Although Dugan is hoping to win over centrist Democratic voters, he hasn’t yet succeeded in doing so at the institutional level, despite a recent history of the local party establishment being at odds with Philly’s progressive movement. The Democratic City Committee, which is usually no friend to Krasner, immediately condemned Dugan’s general election campaign after he accepted the GOP nod, and Ryan Boyer, leader of the politically powerful building trades unions, has also criticized Dugan’s second run.

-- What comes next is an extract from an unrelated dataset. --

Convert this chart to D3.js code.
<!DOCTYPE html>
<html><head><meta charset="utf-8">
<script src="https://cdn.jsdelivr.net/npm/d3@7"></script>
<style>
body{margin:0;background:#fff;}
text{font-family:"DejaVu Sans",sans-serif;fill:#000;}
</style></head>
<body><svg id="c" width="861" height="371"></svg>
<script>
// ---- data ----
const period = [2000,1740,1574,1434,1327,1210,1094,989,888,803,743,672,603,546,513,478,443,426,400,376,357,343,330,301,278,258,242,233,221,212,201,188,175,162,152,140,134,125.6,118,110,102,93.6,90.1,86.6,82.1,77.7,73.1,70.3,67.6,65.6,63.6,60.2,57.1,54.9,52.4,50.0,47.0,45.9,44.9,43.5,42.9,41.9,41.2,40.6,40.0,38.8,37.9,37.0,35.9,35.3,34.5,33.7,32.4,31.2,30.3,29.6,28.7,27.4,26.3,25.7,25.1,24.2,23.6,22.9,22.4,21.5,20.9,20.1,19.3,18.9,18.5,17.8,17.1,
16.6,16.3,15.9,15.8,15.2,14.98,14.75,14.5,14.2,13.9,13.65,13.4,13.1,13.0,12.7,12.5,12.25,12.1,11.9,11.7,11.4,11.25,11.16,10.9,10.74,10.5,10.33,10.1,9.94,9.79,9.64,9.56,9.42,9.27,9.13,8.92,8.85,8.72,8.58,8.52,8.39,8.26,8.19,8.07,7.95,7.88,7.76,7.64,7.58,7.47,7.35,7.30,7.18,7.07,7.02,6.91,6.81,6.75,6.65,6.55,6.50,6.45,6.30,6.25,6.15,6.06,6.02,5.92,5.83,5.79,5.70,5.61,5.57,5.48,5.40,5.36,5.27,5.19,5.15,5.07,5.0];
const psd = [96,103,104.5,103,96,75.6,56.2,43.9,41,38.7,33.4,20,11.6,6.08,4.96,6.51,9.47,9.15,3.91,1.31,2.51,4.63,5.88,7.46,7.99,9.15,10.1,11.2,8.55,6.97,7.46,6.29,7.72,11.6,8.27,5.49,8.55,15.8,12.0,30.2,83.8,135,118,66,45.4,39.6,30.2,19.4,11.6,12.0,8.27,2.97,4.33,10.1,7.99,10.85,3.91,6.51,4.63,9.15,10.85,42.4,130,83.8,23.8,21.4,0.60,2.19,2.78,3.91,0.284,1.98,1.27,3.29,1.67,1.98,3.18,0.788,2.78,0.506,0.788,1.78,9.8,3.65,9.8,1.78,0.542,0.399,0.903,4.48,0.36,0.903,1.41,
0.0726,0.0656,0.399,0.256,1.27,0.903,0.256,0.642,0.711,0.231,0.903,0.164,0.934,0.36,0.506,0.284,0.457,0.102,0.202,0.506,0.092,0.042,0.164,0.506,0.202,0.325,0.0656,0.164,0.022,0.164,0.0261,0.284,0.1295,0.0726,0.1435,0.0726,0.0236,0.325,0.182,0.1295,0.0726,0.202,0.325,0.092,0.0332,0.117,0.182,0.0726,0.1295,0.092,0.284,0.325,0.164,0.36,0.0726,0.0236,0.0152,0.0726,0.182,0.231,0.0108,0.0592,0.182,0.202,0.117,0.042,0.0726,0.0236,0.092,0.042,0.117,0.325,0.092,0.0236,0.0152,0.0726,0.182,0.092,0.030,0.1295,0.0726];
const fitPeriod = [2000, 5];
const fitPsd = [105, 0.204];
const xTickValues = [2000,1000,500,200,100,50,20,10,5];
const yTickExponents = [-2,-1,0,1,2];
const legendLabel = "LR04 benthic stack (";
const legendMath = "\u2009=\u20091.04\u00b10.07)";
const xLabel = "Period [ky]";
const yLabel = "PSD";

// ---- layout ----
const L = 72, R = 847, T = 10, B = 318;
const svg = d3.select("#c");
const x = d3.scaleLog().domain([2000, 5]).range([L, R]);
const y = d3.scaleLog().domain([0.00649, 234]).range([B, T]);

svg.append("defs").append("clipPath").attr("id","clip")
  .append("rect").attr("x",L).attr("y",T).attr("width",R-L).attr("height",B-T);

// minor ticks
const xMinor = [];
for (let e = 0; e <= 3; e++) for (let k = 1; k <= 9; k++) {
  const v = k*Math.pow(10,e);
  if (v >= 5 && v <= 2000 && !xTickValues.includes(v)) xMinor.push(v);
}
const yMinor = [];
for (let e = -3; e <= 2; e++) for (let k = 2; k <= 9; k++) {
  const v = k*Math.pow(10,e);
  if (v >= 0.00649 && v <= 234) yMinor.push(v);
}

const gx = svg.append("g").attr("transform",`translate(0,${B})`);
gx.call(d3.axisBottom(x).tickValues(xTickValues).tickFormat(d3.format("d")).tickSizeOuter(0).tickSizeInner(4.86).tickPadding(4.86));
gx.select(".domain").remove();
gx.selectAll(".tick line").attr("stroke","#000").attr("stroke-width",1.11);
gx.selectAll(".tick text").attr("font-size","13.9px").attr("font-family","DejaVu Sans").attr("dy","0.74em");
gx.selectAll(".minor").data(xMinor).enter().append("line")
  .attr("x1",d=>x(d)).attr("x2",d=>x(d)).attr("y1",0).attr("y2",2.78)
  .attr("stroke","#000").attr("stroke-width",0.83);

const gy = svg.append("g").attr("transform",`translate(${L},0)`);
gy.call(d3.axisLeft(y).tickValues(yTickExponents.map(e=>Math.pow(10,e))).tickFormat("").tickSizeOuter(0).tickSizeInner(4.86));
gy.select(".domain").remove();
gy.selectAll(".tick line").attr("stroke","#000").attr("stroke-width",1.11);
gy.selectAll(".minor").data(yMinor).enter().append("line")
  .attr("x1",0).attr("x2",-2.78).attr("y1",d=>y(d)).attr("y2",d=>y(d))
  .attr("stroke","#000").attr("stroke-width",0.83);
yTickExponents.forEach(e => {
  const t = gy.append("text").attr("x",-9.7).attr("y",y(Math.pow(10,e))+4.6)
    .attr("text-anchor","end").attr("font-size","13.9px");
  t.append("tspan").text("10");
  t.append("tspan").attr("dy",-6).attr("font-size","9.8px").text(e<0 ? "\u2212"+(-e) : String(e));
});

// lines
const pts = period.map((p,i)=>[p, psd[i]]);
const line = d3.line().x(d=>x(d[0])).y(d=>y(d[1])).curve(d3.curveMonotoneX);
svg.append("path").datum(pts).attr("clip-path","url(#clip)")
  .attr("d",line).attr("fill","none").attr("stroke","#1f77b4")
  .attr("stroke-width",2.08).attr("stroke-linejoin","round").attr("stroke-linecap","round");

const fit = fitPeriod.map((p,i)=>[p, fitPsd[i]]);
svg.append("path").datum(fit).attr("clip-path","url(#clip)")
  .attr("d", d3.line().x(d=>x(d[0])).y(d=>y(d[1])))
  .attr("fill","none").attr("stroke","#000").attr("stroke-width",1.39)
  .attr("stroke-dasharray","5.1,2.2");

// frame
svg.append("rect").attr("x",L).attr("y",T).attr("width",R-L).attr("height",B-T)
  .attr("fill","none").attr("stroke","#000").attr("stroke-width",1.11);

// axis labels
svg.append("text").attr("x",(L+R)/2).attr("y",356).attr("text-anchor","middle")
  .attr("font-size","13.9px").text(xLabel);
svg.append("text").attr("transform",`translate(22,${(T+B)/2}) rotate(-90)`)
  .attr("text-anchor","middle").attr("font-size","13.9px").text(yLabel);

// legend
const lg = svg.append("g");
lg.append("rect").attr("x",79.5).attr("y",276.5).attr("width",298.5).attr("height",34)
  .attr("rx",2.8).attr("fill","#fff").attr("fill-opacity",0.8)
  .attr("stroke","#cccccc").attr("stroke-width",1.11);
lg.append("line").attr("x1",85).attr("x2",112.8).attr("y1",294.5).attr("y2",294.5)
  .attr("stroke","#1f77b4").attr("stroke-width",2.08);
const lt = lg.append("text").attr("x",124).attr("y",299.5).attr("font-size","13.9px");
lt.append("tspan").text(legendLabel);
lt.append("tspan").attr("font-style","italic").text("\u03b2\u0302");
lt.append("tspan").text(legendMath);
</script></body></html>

» READ MORE: Philly’s building trades unions have turned against Pat Dugan as he runs against DA Larry Krasner as a Republican
Christopher Nicholas, a Pennsylvania GOP political consultant, said the Philadelphia district attorney race is the latest example of Democrats’ failing to articulate a clear governing philosophy in big cities.
“The Democratic Party is at war with itself over the best way to administer the large urban areas that it’s long controlled,” Nicholas said.
Nicholas also noted that research has shown that primary voters in both parties are now more likely to have ideologically polarized views compared to the average voter than they were in the past — meaning a moderate like Dugan may see a more viable path in November.
“The challenge for Mr. Dugan,” Nicholas said, “is how do you get some Democrats who didn’t vote for you in the primary to vote for you in the general?”